A terrorist attack is not just the act itself, it’s the fear and anxiety that lingers long after the explosions and gunfire. It’s the trauma found in people who survive and who try their best to make sense of something that makes no sense at all.
It’s evident from the beginning of the HBO documentary Eagles of Death Metal: Nos Amis (Our Friends) that bandleader Jesse Hughes has been trying his best to cope with the life-altering events that occurred on Nov. 13, 2015 at the Bataclan club that left 89 people dead, and which was part of a night of terror throughout Paris.
It happened during the middle of a show. To hear the group describe it, EODM were at the height of their powers, the synergy in the venue something to behold. The American band, which had always been a revolving door of musicians with Hughes and Queens of the Stone Age’s Joshua Homme being the only constants, was about to tear into the cut “Kiss the Devil.”
For this European tour, Homme had stayed behind with his pregnant wife. He and Hughes had been friends since childhood, but for now the Eagles of Death Metal (Dave Catching on guitar; Matt McJunkins on bass; and Julian Dorio on drums) were surrounded by a room full of some of their closest companions—their fans. Hughes made a heart-shaped symbol with his fingers as he addressed the crowd as “nos amis,” French for “our friends.”
As the band played, what sounded like fireworks rang through the air.
Then bodies started hitting the floor and panic ensued.
No matter how many details you hear about a situation as horrifying as a terrorist attack, there’s probably no real way to fully grasp the experience unless you were there. Still, first-person accounts can rattle you to the bones. During an interview for the documentary, an emotional Hughes describes witnessing a young woman being shot, and we can feel the pain in his voice:
“Everyone fell like wheat in the wind…. I saw fear take a hold of everyone in that theater. It’s not like it is in the movies. [When someone gets shot] it’s a force pushing a body in a direction it doesn’t want to go, and [when a bullet] rips it open [the body] makes noises that are not normal…when something is exploding out of [someone’s] chest. It just blew this mist into the air and it tasted like I had copper pennies in my mouth.”
As one can imagine, the tears have flowed often in the aftermath of the deadly attacks. Hughes even seems to acknowledge this by wearing a T-shirt with “Crybaby” emblazoned on the back.

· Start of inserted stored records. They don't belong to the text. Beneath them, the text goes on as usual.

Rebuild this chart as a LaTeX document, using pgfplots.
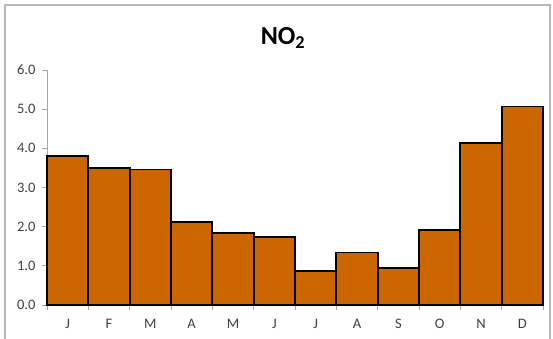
\documentclass[border=0pt]{standalone}
\usepackage{pgfplots}
\pgfplotsset{compat=1.18}
\usepackage{fontspec}
\setmainfont{Carlito}
\definecolor{barfill}{HTML}{CC6600}
\definecolor{lbl}{HTML}{404040}
\definecolor{axgray}{HTML}{A6A6A6}
\begin{document}
\begin{tikzpicture}[x=1pt,y=1pt]
\useasboundingbox (0,0) rectangle (553,339);
\begin{scope}
\clip (0,0) rectangle (553,339);
\draw[color=axgray!80!white, line width=1.2pt] (5,-10) rectangle (550,334);
\end{scope}
\node[font=\bfseries\fontsize{26}{30}\selectfont, anchor=center] at (283,301) {NO\textsubscript{2}};
\begin{axis}[
  at={(47pt,34pt)}, anchor=origin,
  scale only axis, width=496pt, height=235pt,
  xmin=0.5, xmax=12.5, ymin=0, ymax=6,
  axis x line*=bottom, axis y line*=left,
  axis line style={color=axgray, line width=0.8pt},
  xtick={1,...,12},
  xticklabels={J,F,M,A,M,J,J,A,S,O,N,D},
  minor xtick={0.5,1.5,...,12.5},
  major x tick style={draw=none},
  minor x tick style={color=axgray, line width=0.8pt},
  ytick={0,1,...,6},
  y tick style={color=axgray, line width=0.8pt},
  tick align=outside,
  major tick length=5pt, minor tick length=5pt,
  ticklabel style={font=\fontsize{14.5}{17}\selectfont, text=lbl},
  yticklabel style={/pgf/number format/.cd, fixed, fixed zerofill, precision=1, assume math mode=true, /tikz/.cd, xshift=-3pt},
  xticklabel style={yshift=-6pt},
  clip=false,
]
\addplot[ybar, bar width=41.33pt, fill=barfill, draw=black, line width=1.8pt]
  coordinates {(1,3.81) (2,3.50) (3,3.46) (4,2.12) (5,1.83) (6,1.74) (7,0.86) (8,1.34) (9,0.94) (10,1.91) (11,4.14) (12,5.07)};
\end{axis}
\end{tikzpicture}
\end{document}
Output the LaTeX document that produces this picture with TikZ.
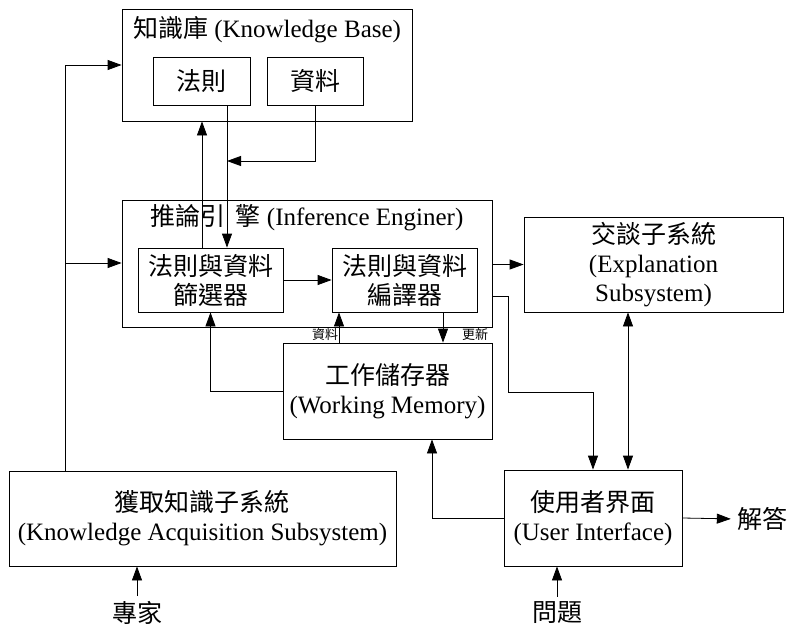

The outspoken musician, who in a controversial interview last year alleged that club security, more or less, allowed the attack to happen, has apparently decided to focus on positivity moving forward. And he’s relied on Homme to help him with the healing process. A substantial portion of Nos Amis is about their friendship that goes back to the days of them growing up in and around Palm Springs and Palm Desert, Calif., in the Coachella Valley. We hear about the musically-inclined Hughes, who originally hails from South Carolina, at one time needing his friend Homme to stand up to bullies for him. It was also Homme who helped him break out of a particularly destructive period after the breakup of his marriage, giving Hughes the power to go from a square life to rock stardom.
But to deal with the ensuing trauma and subsequent survivor’s guilt, it was important for Eagles of Death Metal to return to Paris and demonstrate that they could go on. So, just three weeks later, on Dec. 7, 2015, EODM joined U2 on stage in a display of solidarity and resistance. EODM returned to Paris again in Feb. 2016, this time to do their own show at the Olympia and reconnect with their fans.
For Hughes, the return “added an unforeseen pressure that I never counted on,” but it was a responsibility he couldn’t avoid even if he felt “terrified of getting back [on stage] and it not being the same.”
“Me and every person that was there, we are bound by this,” he says shortly before the trip back. “I take it as a holy charge, this duty of leadership that I’ve been elected to by order of circumstance…. I also love rock ’n’ roll and I want rock ’n’ roll to go back to being the way it was for me.”
As captured by documentary cameras, the Eagles of Death Metal’s comeback concert feels triumphant. Several fans who were at the Bataclan show are interviewed and acknowledge the significance of being able to enjoy the concert all the way through like it was originally meant to be.
As Homme says, “Music is important. It’s a talisman for helping those people [who were at the show] heal. Or, at least, it’s the first step out of a terrible situation.”
The documentary, directed by Colin Hanks, is straightforward with not a lot of frills, but really that’s what the somber subject matter calls for. The film does shy away from getting too deep into Hughes’ background as a minister and Second Amendment advocate, although in a clip from an emotional French TV interview Hughes is asked about his stance on gun control after the attacks and he makes it clear that “the only way that my mind has been changed is that maybe that until nobody has guns everybody has to have them, because I don’t want to see anything like this ever happen again.”
Having had time to reflect, Hughes admits in Nos Amis that he’s unsure of what he should further say or not say about his views: “There’s political ramifications here that I think are important, but are they appropriate [to talk about right now]?”
Judging by his emotional state throughout the documentary, it will take a while for Hughes to get over this tragedy, but any comfort he finds will probably start with knowing he’s surrounded by friends.